His style has been dubbed by some as the “Klæbo run” — characterized by higher positioning of the knees with less gliding. The move is a full-on, powerful sprint uphill at the end of an already taxing race, leaving his competitors in the dust. 

WATCH | Klæbo’s medal-winning uphill sprint:

But Klæbo wasn’t always such a good cross-country skier. His former coach Rune Sandøy told The New York Times’ The Athletic that Klæbo spent a part of his teenage years as an “average Joe” among his fellow skiers while training in Trondheim, Norway. 

But he soon rose through the ranks to dominate at the races just a few years later.

“I pushed myself at the limit, with my legs and arms: everything I had, without doing any reasoning, without having any expectations,” Klæbo wrote in a 2022 blog post about his first time racing in a national sprint at age 17.

A man in a red bodysuit skis toward the camera, one hand raised.
Klæbo approaches the finish line to win the gold medal in the cross-country skiing men’s team sprint free on Wednesday. (Kirsty Wigglesworth/The Associated Press)

“I ended the qualification with the second best time, surprising myself, before the others.
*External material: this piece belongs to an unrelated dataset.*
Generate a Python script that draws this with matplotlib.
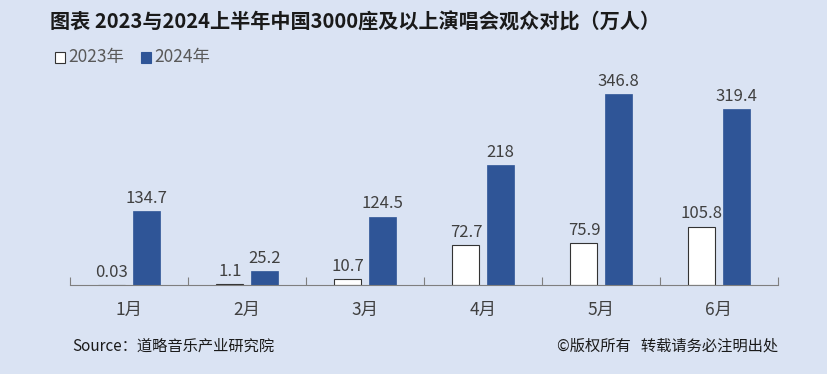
import matplotlib
matplotlib.use("Agg")
import matplotlib.pyplot as plt
import numpy as np
from matplotlib.patches import Rectangle

plt.rcParams['font.family'] = ['Noto Sans CJK SC', 'DejaVu Sans']

months = ["1月", "2月", "3月", "4月", "5月", "6月"]
v2023 = [0.03, 1.1, 10.7, 72.7, 75.9, 105.8]
v2024 = [134.7, 25.2, 124.5, 218, 346.8, 319.4]
labels2023 = ["0.03", "1.1", "10.7", "72.7", "75.9", "105.8"]
labels2024 = ["134.7", "25.2", "124.5", "218", "346.8", "319.4"]

W, H = 828, 374
bg = "#dae3f3"
blue = "#2f5597"
fig = plt.figure(figsize=(W/100, H/100), dpi=100, facecolor=bg)

ax_l, ax_r, ax_b, ax_t = 70, 778, 285, 65
ax = fig.add_axes([ax_l/W, 1-ax_b/H, (ax_r-ax_l)/W, (ax_b-ax_t)/H])
ax.set_facecolor(bg)
x = np.arange(len(months))
bw = 0.23
off = 0.145
ax.bar(x-off, v2023, bw, color="white", edgecolor="#333333", linewidth=0.8)
ax.bar(x+off, v2024, bw, color=blue, edgecolor=blue, linewidth=0.5)
for i in range(len(months)):
    ax.text(x[i]-off, v2023[i]+8, labels2023[i], ha="center", va="bottom", fontsize=12, color="#404040")
    ax.text(x[i]+off, v2024[i]+8, labels2024[i], ha="center", va="bottom", fontsize=12, color="#404040")
ax.set_xlim(-0.5, len(months)-0.5)
ax.set_ylim(0, 400)
ax.set_yticks([])
for s in ["top", "right", "left"]:
    ax.spines[s].set_visible(False)
ax.spines["bottom"].set_color("#7f7f7f")
ax.set_xticks(np.arange(len(months)+1)-0.5)
ax.set_xticklabels([])
ax.tick_params(axis="x", length=6, color="#7f7f7f", direction="in")
for i, m in enumerate(months):
    ax.text(x[i], -25/0.55, m, ha="center", va="center", fontsize=12.5, color="#404040")

fig.text(50/W, 1-22/H, "图表 2023与2024上半年中国3000座及以上演唱会观众对比（万人）",
         fontsize=14.5, fontweight="bold", color="#1a1a1a", va="center", ha="left")

# legend
fig.patches.append(Rectangle((55/W, 1-63/H), 10/W, 11/H, transform=fig.transFigure,
                             facecolor="white", edgecolor="#333333", linewidth=0.8))
fig.text(68/W, 1-57/H, "2023年", fontsize=12.5, color="#595959", va="center", ha="left")
fig.patches.append(Rectangle((141/W, 1-63/H), 10/W, 11/H, transform=fig.transFigure,
                             facecolor=blue, edgecolor=blue, linewidth=0.8))
fig.text(154/W, 1-57/H, "2024年", fontsize=12.5, color="#595959", va="center", ha="left")

fig.text(72/W, 1-346/H, "Source：道略音乐产业研究院", fontsize=11, color="#1a1a1a", va="center", ha="left")
fig.text(778/W, 1-346/H, "©版权所有   转载请务必注明出处", fontsize=11, color="#1a1a1a", va="center", ha="right")

fig.savefig("out.png", dpi=100, facecolor=bg)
From 82nd in the nation to second, from unknown to a name that others were forced to read, intrigued, at the top of the scoreboard.”

Klæbo also credits his success to his 83-year-old grandfather and coach, who was sitting in the stands at the Tesero Cross-Country Skiing Stadium when he won gold on Sunday.

“He has been my coach since I was 15, and we have really, really worked for it. For me to have him here and to see this and what we have achieved over the years, it’s unbelievable,” he said after his win in Sunday’s 4 x 7.5-kilometre relay. 

Klæbo will be competing in his final race of the Milano-Cortina Olympics at the men’s 50-kilometre mass start classic on Saturday.